In another performance in 2012, I recorded my walk in the city, keeping the walls, graffiti and other markings on buildings and on sidewalks in the frame. I wanted to be the protagonist who becomes the storyteller; this was a narration of a city told through brief yet momentous interactions with people and the visual imagery on the roadsides and walls. The juxtaposition of the above helped construct a complex and multilayered narrative, framing a citizen within significant markers of the city presented through the banality of everydayness. Later on, I turned the recorded narrative into as approximately seventy-foot-long lenticular work.
During the walk, one viewed parked cars and moving rickshaws alongside shops; a famous mosque; encountered ordinary people; the gates of Lahore High Court surrounded by police and lawyers; vendors and hawkers occupying footpaths to display their goods on walls adjacent to government institutions. The omnipresence of security guards, barricaded gates and open gates outside government institutions and blue containers outside visa offices, reflected the vulnerability of the city, while the advertisement of army recruits next to the wall advertising the sale of precious land, not only pointed to the relationship of the state with its citizens, but also illustrated consumer culture.

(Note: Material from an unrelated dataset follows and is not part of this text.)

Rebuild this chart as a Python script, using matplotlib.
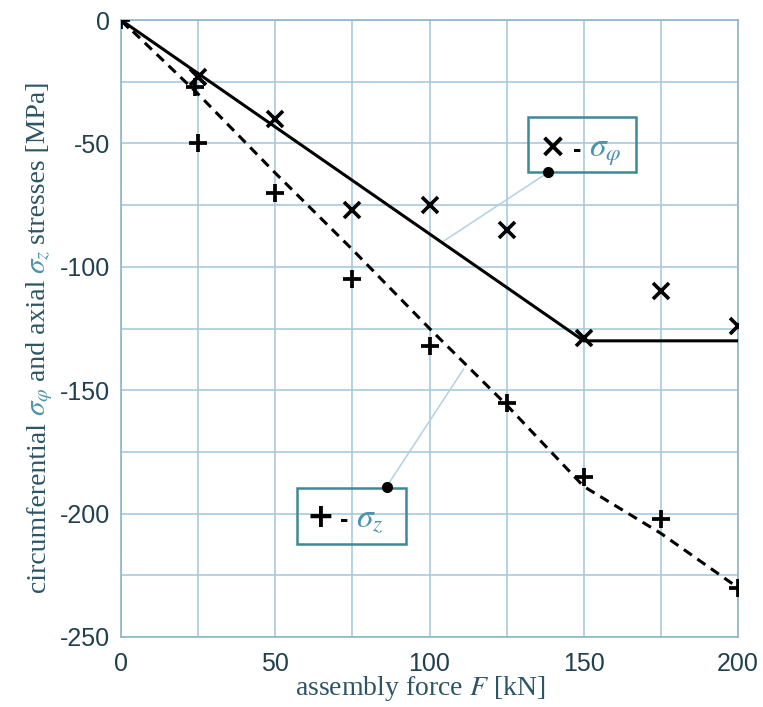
import matplotlib
matplotlib.use("Agg")
import matplotlib.pyplot as plt
from matplotlib.patches import Rectangle
from matplotlib.transforms import IdentityTransform

plt.rcParams['mathtext.fontset'] = 'stix'
plt.rcParams['axes.unicode_minus'] = False

# measured points (kN, MPa)
force = [0, 25, 50, 75, 100, 125, 150, 175, 200]
sigma_phi = [0, -23, -40, -77, -75, -85, -129, -110, -124]
force_z = [0, 24, 25, 50, 75, 100, 125, 150, 175, 200]
sigma_z = [0, -27, -50, -70, -105, -132, -155, -185, -202, -230]

# fitted lines
fit_phi_x = [0, 150, 200]
fit_phi_y = [0, -130, -130]
fit_z_x = [0, 25, 50, 75, 100, 125, 150, 175, 200]
fit_z_y = [0, -30, -62, -93, -125, -156, -189, -208, -230]

xticks = [0, 50, 100, 150, 200]
yticks = [0, -50, -100, -150, -200, -250]

W, H = 763, 707
tick_col = '#21404e'
lab_col = '#2c5566'
sig_col = '#4d93ab'
grid_col = '#a9c9dc'
box_col = '#3f8898'

fig = plt.figure(figsize=(W / 100, H / 100), dpi=100)
ax = fig.add_axes([121 / W, 1 - 637 / H, 617 / W, 617 / H])

ax.plot(fit_phi_x, fit_phi_y, '-', color='black', lw=2.2, zorder=3)
ax.plot(fit_z_x, fit_z_y, color='black', lw=2.2, dashes=(3.2, 2.2), zorder=3)
ax.plot(force, sigma_phi, 'x', color='black', ms=11.5, mew=2.6, zorder=4)
ax.plot(force_z, sigma_z, '+', color='black', ms=13, mew=2.7, zorder=4)

ax.set_xlim(0, 200)
ax.set_ylim(-250, 0)
ax.set_xticks(xticks)
ax.set_yticks(yticks)
ax.set_xticks(range(0, 201, 25), minor=True)
ax.set_yticks(range(-250, 1, 25), minor=True)
ax.grid(which='both', color=grid_col, lw=1.2)
ax.set_axisbelow(True)
ax.tick_params(which='both', length=0)
ax.tick_params(axis='x', pad=11)
ax.tick_params(axis='y', pad=8)
for lbl in ax.get_xticklabels() + ax.get_yticklabels():
    lbl.set_fontfamily('Liberation Sans')
    lbl.set_fontsize(18)
    lbl.set_color(tick_col)
for sp in ax.spines.values():
    sp.set_color('#8fb5c9')
    sp.set_linewidth(1.2)

# annotation boxes with leader lines
ax.add_patch(Rectangle((132, -61.7), 35, 22.4, fill=False, ec=box_col, lw=1.8, zorder=5))
ax.add_patch(Rectangle((57, -212.3), 35.4, 22.7, fill=False, ec=box_col, lw=1.8, zorder=5))
ax.plot([138.5, 104.7], [-61.7, -89.5], color='#b3d0e2', lw=1.1, zorder=2)
ax.plot([86.1, 111], [-189.1, -141.5], color='#b3d0e2', lw=1.1, zorder=2)
ax.plot([138.5, 86.1], [-61.7, -189.1], 'o', color='black', ms=7, zorder=6)

renderer = fig.canvas.get_renderer()


def chain(parts, x, y, rot=0):
    # x, y in image pixels (top-left origin), baseline start
    y = H - y
    for s, gap, props in parts:
        if rot == 90:
            y += gap
        else:
            x += gap
        t = fig.text(x, y, s, transform=IdentityTransform(), rotation=rot,
                     rotation_mode='anchor', ha='left', va='baseline', **props)
        bb = t.get_window_extent(renderer)
        if rot == 90:
            y += bb.height
        else:
            x += bb.width


serif = dict(family='Liberation Serif', fontsize=20, color=lab_col)
sig = dict(fontsize=21, color=sig_col)
chain([("circumferential", 0, serif),
       (r"$\sigma_\varphi$", 6, sig),
       ("and axial", 6, serif),
       (r"$\sigma_z$", 6, sig),
       ("stresses [MPa]", 6, serif)], 45, 592, rot=90)

fig.text(295 / W, 1 - 695 / H, "assembly force $F$ [kN]", family='Liberation Serif',
         fontsize=20, color=lab_col, ha='left', va='baseline')

mark = dict(family='DejaVu Sans', fontweight='bold', fontsize=24, color='black')
dash = dict(family='Liberation Sans', fontweight='bold', fontsize=18, color='black')
bsig = dict(fontsize=24, color=sig_col)
chain([("×", 0, mark), ("-", 6, dash), (r"$\sigma_\varphi$", 8, bsig)], 539, 157)
chain([("+", 0, mark), ("-", 6, dash), (r"$\sigma_z$", 8, bsig)], 306, 527)

fig.savefig("out.png", dpi=100, facecolor='white')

For me, the act of walking in the city was a performance of another kind, replicating everydayness and framing banality through brief encounters. To question the city as art, I would conclude my article at the last segment of the art walk that I conducted near Jain Mandir, Old Anarkali, Lahore. Here, the walls had several posters of German health centres pasted over a very large painted flag of Jamaat–ud-Dawa. While walking past this threatening advertisement of a religious militant organization, a cause for much fear in the city and abroad, I realized that the posters of German health centres, discussing increasing male sexual potency, were the best art work that the city was performing naturally, on its own.